A recent research paper from Google has ignited significant discussion within the cybersecurity and financial technology communities by highlighting a potential future vulnerability for cryptocurrencies like Bitcoin. The core of the concern lies in the threat posed by sufficiently advanced quantum computers to the elliptic curve cryptography (ECC) that secures the Bitcoin network. Google's analysis suggests that a powerful quantum machine, utilizing Shor's algorithm, could theoretically break the cryptographic keys protecting Bitcoin wallets in a matter of minutes, with one projection estimating a timeframe as short as nine minutes under specific conditions. This represents a fundamental threat to the "digital gold" narrative, as the security and immutability of Bitcoin transactions are entirely dependent on these currently unbreakable mathematical problems.

The immediate risk identified is not to the Bitcoin blockchain's historical ledger but to "unspent transaction outputs" (UTXOs) held in wallets with publicly known addresses. In the Bitcoin protocol, when funds are sent, the recipient's public address is visible on the blockchain. While this address itself is not the private key, a quantum computer powerful enough could reverse-engineer the private key from the public address. This would allow a malicious actor to digitally sign and steal any funds stored at that address before the legitimate owner moves them. The research underscores that the transition to a quantum-secure cryptographic standard is not a distant concern but a pressing technological race, as the first entity to deploy such computing power could undermine trust in current digital asset systems.

In response to this looming threat, the cryptocurrency and broader cybersecurity industry is actively pursuing solutions. The field of post-quantum cryptography (PQC) is focused on developing new encryption algorithms believed to be resistant to attacks from both classical and quantum computers. Organizations like the National Institute of Standards and Technology (NIST) are in the process of standardizing these PQC algorithms. For Bitcoin, a mitigation would likely require a coordinated network upgrade—a soft or hard fork—to implement a quantum-resistant signature scheme, such as Lamport or Winternitz signatures. However, such a change would be one of the most significant and complex in Bitcoin's history, requiring overwhelming consensus from its decentralized community of users, miners, and developers.

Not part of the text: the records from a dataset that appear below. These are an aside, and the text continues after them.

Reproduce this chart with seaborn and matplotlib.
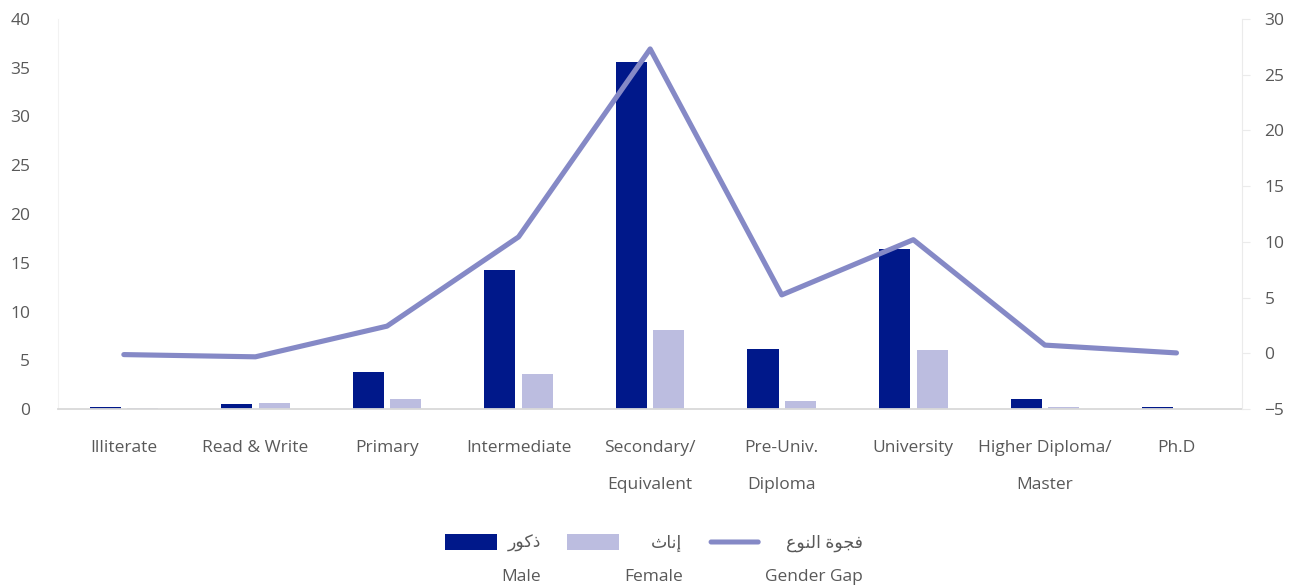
import numpy as np
import pandas as pd
import matplotlib
matplotlib.use("Agg")
import matplotlib.pyplot as plt
import seaborn as sb
from matplotlib.patches import Patch, Rectangle, FancyBboxPatch
from matplotlib.legend_handler import HandlerPatch

# data
categories = ["Illiterate", "Read & Write", "Primary", "Intermediate",
              "Secondary/\nEquivalent", "Pre-Univ.\nDiploma", "University",
              "Higher Diploma/\nMaster", "Ph.D"]
male = [0.2, 0.55, 3.8, 14.25, 35.6, 6.15, 16.4, 1.0, 0.2]
female = [0.1, 0.65, 1.1, 3.6, 8.1, 0.8, 6.05, 0.2, 0.05]
gap = [-0.1, -0.3, 2.45, 10.45, 27.3, 5.25, 10.2, 0.75, 0.05]

# arabic legend labels (presentation forms, visual order) + english
lab_ar = ["\uFEAD\uFEEE\uFEDB\uFEAB",
          "\uFE99\uFE8E\uFEE7\uFE87",
          "\uFEC9\uFEEE\uFEE8\uFEDF\uFE8D \uFE93\uFEEE\uFEA0\uFED3"]
lab_en = ["Male", "Female", "Gender Gap"]

c_male = "#00188A"
c_female = "#BCBDE0"
c_gap = "#8589C6"
c_text = "#595959"

sb.set_style("white")
plt.rcParams["font.family"] = ["Open Sans", "DejaVu Sans"]
plt.rcParams["font.size"] = 12.5

df = pd.DataFrame({
    "cat": categories * 2,
    "val": male + female,
    "sex": ["Male"] * len(categories) + ["Female"] * len(categories),
})

fig, ax = plt.subplots(figsize=(12.9, 5.88), dpi=100)
fig.subplots_adjust(left=0.045, right=0.963, top=0.968, bottom=0.304)

sb.barplot(data=df, x="cat", y="val", hue="sex", order=categories,
           palette={"Male": c_male, "Female": c_female}, saturation=1,
           width=0.57, gap=0.17, linewidth=0, ax=ax, legend=False)
ax.set_ylim(0, 40)
ax.set_yticks(range(0, 41, 5))
ax.set_xlabel("")
ax.set_ylabel("")

ax2 = ax.twinx()
sb.lineplot(x=np.arange(len(categories)), y=gap, color=c_gap, linewidth=3.7,
            solid_capstyle="round", ax=ax2)
ax2.set_ylim(-5, 30)
ax2.set_yticks(range(-5, 31, 5))
ax.set_xlim(-0.5, len(categories) - 0.5)
ax.set_xticks(range(len(categories)))
ax.set_xticklabels(categories, linespacing=2.75)

for a in (ax, ax2):
    for s in a.spines.values():
        s.set_visible(False)
ax.spines["bottom"].set_visible(True)
ax.spines["bottom"].set_color("#D9D9D9")
ax.spines["bottom"].set_linewidth(1.3)
ax.spines["left"].set_visible(True)
ax.spines["left"].set_color("#F2F2F2")
ax2.spines["right"].set_visible(True)
ax2.spines["right"].set_color("#EBEBEB")

ax.tick_params(axis="y", length=0, pad=20, labelcolor=c_text, labelsize=12.5)
ax.tick_params(axis="x", length=0, pad=22, labelcolor=c_text, labelsize=12.5)
ax2.tick_params(axis="y", length=6, color="#EBEBEB", pad=10,
                labelcolor=c_text, labelsize=12.5)

# legend: arabic on top line next to the handle, english below, right aligned
lift = 13.0  # points, moves the handle up to the arabic line


def box_handle(legend, orig_handle, xdescent, ydescent, width, height, fontsize):
    return Rectangle((-xdescent, -ydescent + lift), width, height)


def line_handle(legend, orig_handle, xdescent, ydescent, width, height, fontsize):
    r = 1.8
    return FancyBboxPatch((-xdescent + r, -ydescent + lift + height / 2),
                          width - 2 * r, 0.01, boxstyle="round,pad=%g" % r)


h_male = Patch(facecolor=c_male, linewidth=0)
h_female = Patch(facecolor=c_female, linewidth=0)
h_gap = Patch(facecolor=c_gap, linewidth=0)
labels = [a + "\n" + e for a, e in zip(lab_ar, lab_en)]
leg = fig.legend([h_male, h_female, h_gap], labels, loc="center",
                 bbox_to_anchor=(0.507, 1 - 560 / 588), ncol=3, frameon=False,
                 handlelength=3.0, handleheight=1.0, handletextpad=0.25,
                 columnspacing=1.5, fontsize=12.5,
                 handler_map={h_male: HandlerPatch(patch_func=box_handle),
                              h_female: HandlerPatch(patch_func=box_handle),
                              h_gap: HandlerPatch(patch_func=line_handle)})
for t in leg.get_texts():
    t.set_color(c_text)
    t.set_multialignment("right")
    t.set_linespacing(2.45)

fig.savefig("out.png", dpi=100)
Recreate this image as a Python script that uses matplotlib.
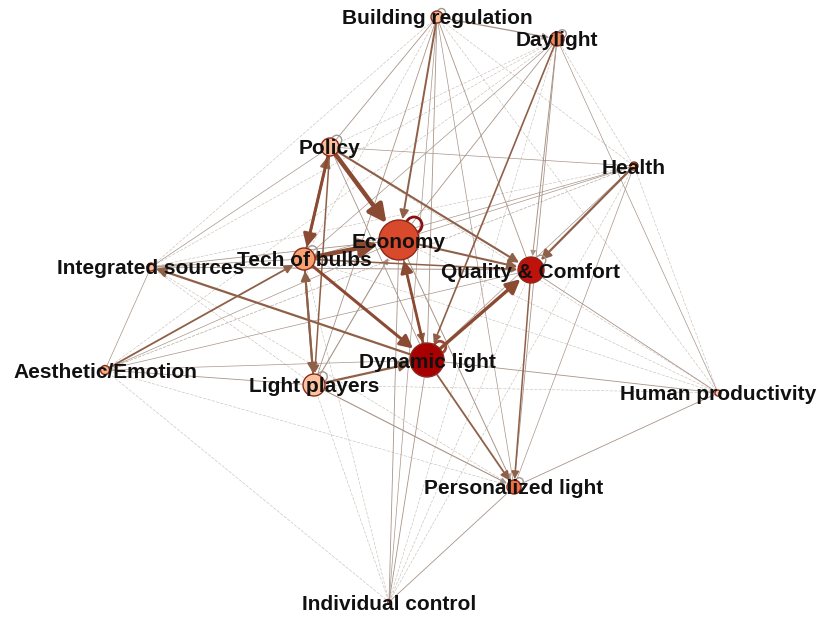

While the theoretical risk is clear, practical quantum computers capable of executing Shor's algorithm at the necessary scale to threaten ECC are not yet a reality. Current quantum machines are in the "noisy intermediate-scale quantum" (NISQ) era and lack the stability (coherence) and number of error-corrected qubits required for such a complex task. The timeline for achieving "cryptographically relevant" quantum computing remains uncertain, with estimates ranging from a decade to several decades. Nevertheless, Google's warning serves as a critical reminder. The process of researching, standardizing, and deploying new cryptographic standards is inherently slow, and preparation must begin long before the quantum threat materializes to ensure the long-term security of our digital financial infrastructure.